Tuesday, 2 August 2016

Railwayana – rescued, restored, railway relics – Really??


This railwayana lark leaves my wife a little bewildered. A close friend I go to auctions with faces the same issue. It wasn’t a problem when it was just framed posters and a few carriage prints. A portfolio file and archive quality pockets for ease of access and viewing also offered appropriate protection.



They are tucked away most of the time and don’t take up much house room. We both like the double royal posters and recognise them as an appropriate way of recording places that are important to us from our past as well as our present and they are consequently dotted around our home. I wake up to my wife on one side of me and Desmond Barnes’s incarnation of the girl at the end of the pier in New Brighton in the 1950s on the other.




My friend and I both have our respective sanctuaries in our own houses. I call mine an office and my wife calls it a tip but all parties agree that there are fewer restrictions here.
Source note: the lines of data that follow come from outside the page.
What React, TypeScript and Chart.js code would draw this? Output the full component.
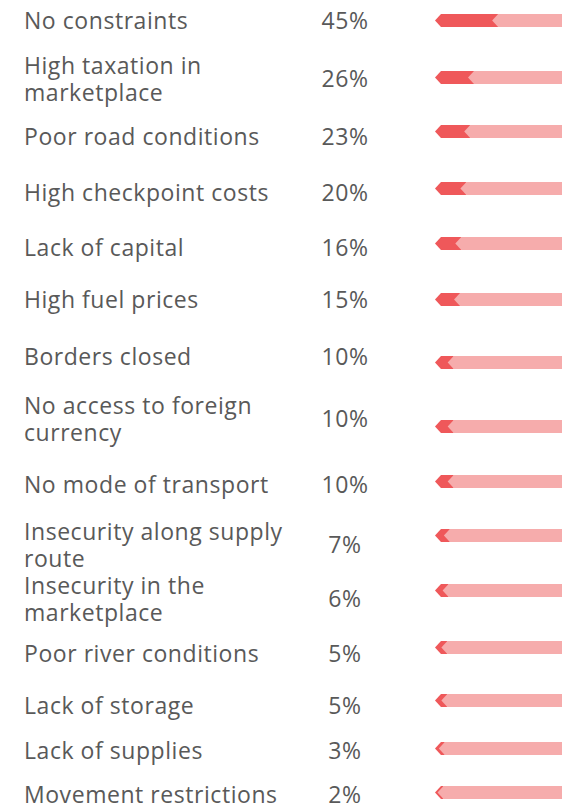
import React, { useEffect, useRef } from "react";
import { Chart, registerables } from "chart.js";

Chart.register(...registerables);

// ---- data ----
const LABELS: string[] = [
  "No constraints",
  "High taxation in marketplace",
  "Poor road conditions",
  "High checkpoint costs",
  "Lack of capital",
  "High fuel prices",
  "Borders closed",
  "No access to foreign currency",
  "No mode of transport",
  "Insecurity along supply route",
  "Insecurity in the marketplace",
  "Poor river conditions",
  "Lack of storage",
  "Lack of supplies",
  "Movement restrictions",
];
const VALUES: number[] = [45, 26, 23, 20, 16, 15, 10, 10, 10, 7, 6, 5, 5, 3, 2];
const SCALE_MAX = 100;

// ---- layout (row centres, px) ----
const TEXT_Y: number[] = [21, 78.5, 137, 193, 248, 300, 357, 418.5, 485, 544.5, 598.5, 654, 706, 751, 795];
const BAR_Y: number[] = [20.5, 77, 131, 188, 243, 299, 362, 426, 481, 535, 590, 647, 700, 748, 792];

const DARK = "#EF585A";
const LIGHT = "#F6ACAC";
const TEXT_COLOR = "#595959";
const FONT = "'Open Sans', 'Noto Sans', sans-serif";

const BAR_LEFT = 435;
const BAR_WIDTH = 127;
const CANVAS_H = 21;

const chevronPlugin = {
  id: "chevron",
  beforeDatasetsDraw(chart: any) {
    const ctx = chart.ctx;
    chart.data.datasets.forEach((ds: any, i: number) => {
      const meta = chart.getDatasetMeta(i);
      meta.data.forEach((el: any) => {
        const { x, base, y, height } = el.getProps(["x", "base", "y", "height"], true);
        const left = Math.min(x, base);
        const right = Math.max(x, base);
        const top = y - height / 2;
        const bot = y + height / 2;
        const d = (height / 2) * 0.92;
        const rightEnd = i === 0 ? right + d : right;
        ctx.save();
        ctx.beginPath();
        ctx.moveTo(left, y);
        ctx.lineTo(left + d, top);
        ctx.lineTo(rightEnd, top);
        ctx.lineTo(rightEnd, bot);
        ctx.lineTo(left + d, bot);
        ctx.closePath();
        ctx.fillStyle = ds.backgroundColor;
        ctx.fill();
        ctx.restore();
      });
    });
    return false;
  },
};

function ChevronBar({ value }: { value: number }) {
  const ref = useRef<HTMLCanvasElement | null>(null);
  useEffect(() => {
    if (!ref.current) return;
    const chart = new Chart(ref.current, {
      type: "bar",
      data: {
        labels: [""],
        datasets: [
          { data: [value], backgroundColor: DARK, barThickness: 13 },
          { data: [SCALE_MAX - value], backgroundColor: LIGHT, barThickness: 13 },
        ],
      },
      options: {
        indexAxis: "y",
        responsive: false,
        maintainAspectRatio: false,
        animation: false,
        devicePixelRatio: 1,
        layout: { padding: 0 },
        plugins: { legend: { display: false }, tooltip: { enabled: false } },
        scales: {
          x: { type: "linear", min: 0, max: SCALE_MAX, stacked: true, display: false },
          y: { stacked: true, display: false },
        },
      },
      plugins: [chevronPlugin],
    } as any);
    return () => chart.destroy();
  }, [value]);
  return <canvas ref={ref} width={BAR_WIDTH} height={CANVAS_H} style={{ display: "block", width: BAR_WIDTH, height: CANVAS_H }} />;
}

const textStyle: React.CSSProperties = {
  position: "absolute",
  fontSize: 23,
  letterSpacing: "0.55px",
  lineHeight: "27.5px",
  top: "50%",
  transform: "translateY(-50%)",
};

export default function App() {
  return (
    <div
      style={{
        position: "absolute",
        left: 0,
        top: 0,
        width: 562,
        height: 807,
        background: "#fff",
        fontFamily: FONT,
        color: TEXT_COLOR,
      }}
    >
      {LABELS.map((label, i) => (
        <div
          key={"t" + i}
          style={{
            position: "absolute",
            left: 0,
            top: TEXT_Y[i] - 30,
            height: 60,
            width: 430,
          }}
        >
          <div style={{ ...textStyle, left: 24, width: 278 }}>{label}</div>
          <div style={{ ...textStyle, left: 300, width: 90, textAlign: "center" }}>{VALUES[i] + "%"}</div>
        </div>
      ))}
      {VALUES.map((v, i) => (
        <div
          key={"b" + i}
          style={{ position: "absolute", left: BAR_LEFT, top: BAR_Y[i] - CANVAS_H / 2, width: BAR_WIDTH, height: CANVAS_H }}
        >
          <ChevronBar value={v} />
        </div>
      ))}
    </div>
  );
}
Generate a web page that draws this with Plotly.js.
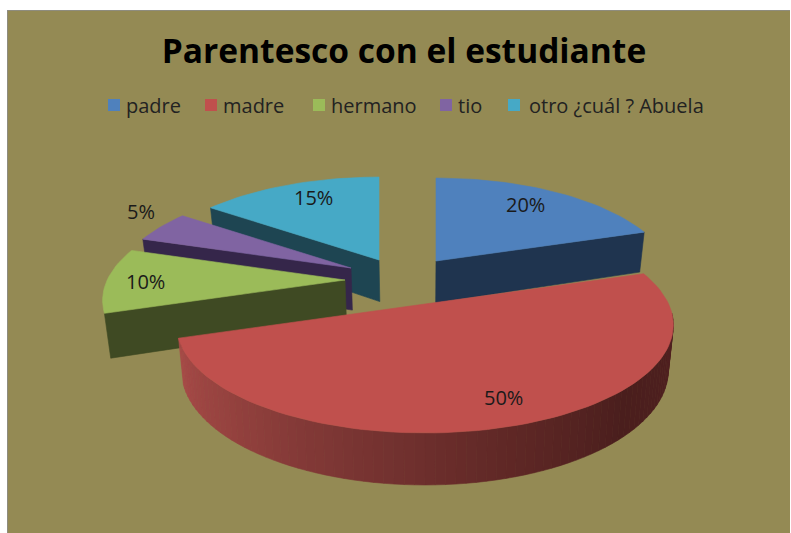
<!DOCTYPE html>
<html><head><meta charset="utf-8">
<script src="https://cdn.plot.ly/plotly-3.0.1.min.js"></script>
<style>html,body{margin:0;padding:0;background:#fff}</style>
</head><body><div id="chart" style="width:791px;height:533px"></div>
<script>
const categories = ['padre','madre','hermano','tio','otro ¿cuál ? Abuela'];
const values = [20,50,10,5,15];
const topColors = ['#4f81bd','#c0504d','#9bbb59','#8064a2','#46a9c6'];
const sideColors = ['#1f344f','#4d1f1f','#3f4a23','#35264a','#1e4552'];

// Placement of each exploded slice on the tilted plane (apex in axis units, size factor)
const apexX = [436,425,345,351,379];
const apexY = [261,304,280,268,260];
const sizeK = [1,1.05,1.025,1,1];
const drawOrder = [4,0,3,2,1];
const labelX = [525,503,145,141,313];
const labelY = [204,397,281,211,197];
const legendSwatchX = [114,211,319,446,514];
const legendTextX = [124,221,329,456,527];
const RX = 232, RY = 99, TILT = 0.194, VANISH_X = 420;

const rad = d => d*Math.PI/180;
function rim(i, deg){
  const X = Math.sin(rad(deg)), Y = Math.cos(rad(deg)), w = 1 + TILT*Y;
  return [apexX[i] + sizeK[i]*RX*X/w, apexY[i] - sizeK[i]*RY*Y/w];
}
const drop = p => [VANISH_X + (p[0]-VANISH_X)*0.98, p[1] + 40 + 0.06*(p[1]-233)];
function poly(pts, color){
  return {type:'scatter', mode:'lines', x:pts.map(p=>p[0]), y:pts.map(p=>p[1]), fill:'toself',
    fillcolor:color, line:{color:color,width:0.6}, hoverinfo:'skip', showlegend:false};
}
function lerpColor(stops, t){
  for(let k=1;k<stops.length;k++){
    if(t<=stops[k][0]){
      const a=stops[k-1], b=stops[k], f=(t-a[0])/(b[0]-a[0]);
      return 'rgb('+[0,1,2].map(c=>Math.round(a[1][c]+(b[1][c]-a[1][c])*f)).join(',')+')';
    }
  }
  const l=stops[stops.length-1][1]; return 'rgb('+l.join(',')+')';
}
const wallStops = [[95,[80,32,32]],[135,[74,30,29]],[165,[96,40,38]],[195,[122,53,51]],[225,[150,66,63]],[252,[168,74,72]]];

// cumulative angles from the values
const total = values.reduce((a,b)=>a+b,0);
const startDeg = [], endDeg = [];
values.reduce((acc,v,i)=>{startDeg[i]=acc; endDeg[i]=acc+v/total*360; return endDeg[i];},0);

const traces = [];
drawOrder.forEach(i=>{
  const s = startDeg[i], e = endDeg[i], apex = [apexX[i],apexY[i]];
  if(i===1){
    for(let d=e; d>Math.max(s,95); d-=2){
      const d2 = Math.max(d-2,95), a=rim(i,d), b=rim(i,d2);
      traces.push(poly([a,b,drop(b),drop(a),a], lerpColor(wallStops,(d+d2)/2)));
    }
  } else {
    const edge = (i===0) ? e : s; // the radial face turned to the viewer
    const p = rim(i,edge);
    traces.push(poly([apex,p,drop(p),drop(apex),apex], sideColors[i]));
  }
  const pts=[apex];
  for(let d=s; d<e; d+=2) pts.push(rim(i,d));
  pts.push(rim(i,e)); pts.push(apex);
  const t = poly(pts, topColors[i]);
  t.hoverinfo='text'; t.text=categories[i]+': '+values[i]+'%'; t.hoveron='fills'; t.name=categories[i];
  traces.push(t);
});
// legend swatches
traces.push({type:'scatter', mode:'markers', x:legendSwatchX, y:categories.map(()=>105),
  marker:{symbol:'square', size:12, color:topColors}, hoverinfo:'skip', showlegend:false});

const annotations = [];
values.forEach((v,i)=>annotations.push({x:labelX[i], y:labelY[i], xref:'x', yref:'y', text:v+'%', showarrow:false,
  font:{family:'Open Sans, sans-serif', size:20, color:'#1a1a1a'}}));
categories.forEach((c,i)=>annotations.push({x:legendTextX[i], y:105, xref:'x', yref:'y', xanchor:'left', text:c, showarrow:false,
  font:{family:'Open Sans, sans-serif', size:20, color:'#222'}}));

const layout = {
  width:791, height:533, paper_bgcolor:'#ffffff', plot_bgcolor:'#948a54',
  margin:{l:7,r:1,t:10,b:0,pad:0}, showlegend:false,
  title:{text:'<b>Parentesco con el estudiante</b>', x:404/791, xanchor:'center', y:1-51/533, yanchor:'middle',
    font:{family:'Open Sans, sans-serif', size:33.5, color:'#000'}},
  xaxis:{range:[7,790], visible:false, fixedrange:true},
  yaxis:{range:[533,10], visible:false, fixedrange:true},
  annotations,
  shapes:[{type:'line',xref:'x',yref:'y',x0:7,x1:7,y0:10,y1:533,line:{color:'#8c8c8c',width:1.5}},
          {type:'line',xref:'x',yref:'y',x0:7,x1:790,y0:10,y1:10,line:{color:'#8c8c8c',width:1.5}}]
};
Plotly.newPlot('chart', traces, layout, {displayModeBar:false, responsive:false});
</script></body></html>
There is not much available wall or shelf space left, as you might imagine. “Cluttered” is the most regularly used word to describe it, though I would prefer homely, nostalgic, reminiscent, comforting, reassuring, symbolic, informative, interesting and evocative.



When my friend and I return from auction we receive polite enquiries about what we have successfully bid for or bought from a side-stall. This is undertaken in the interest of protecting any remaining communal and/or office spaces from any further unnecessary “clutter.” Odd snippets of paperwork might just make it without attracting too much attention. Bulky bits of metal, on the other hand, could be a little less welcome.



I have concluded that for me it is partly an age thing. I have become increasingly appreciative of our history and heritage as time has passed. I find there is something reassuring in the sheer dogged permanence of railwayana and its reluctance to be discarded, even though initially, that is exactly why it ended up lying in front of us on those display benches.



Whilst the railway has changed and its designs have been updated, these things that we handle were important to us in times past because they were the accompaniment to our formative years. We have perhaps increasingly valued that period of time ever since. The subsequent care and attention that has eventually been lavished on these artefacts and paperwork indicates a recognition of their lasting value. Buyers often make a substantial personal commitment and dig deep into their resources for the privilege of cherishing them.



My small collection is very personal. It is now part of how I see myself. It reminds me of people, places, times and events. It brings my past back to life. I gain pleasure from such attachments. I love the feeling of belonging that it re-ignites. I want visitors to the house to recognise my close association with railways because I’m proud of my hobby.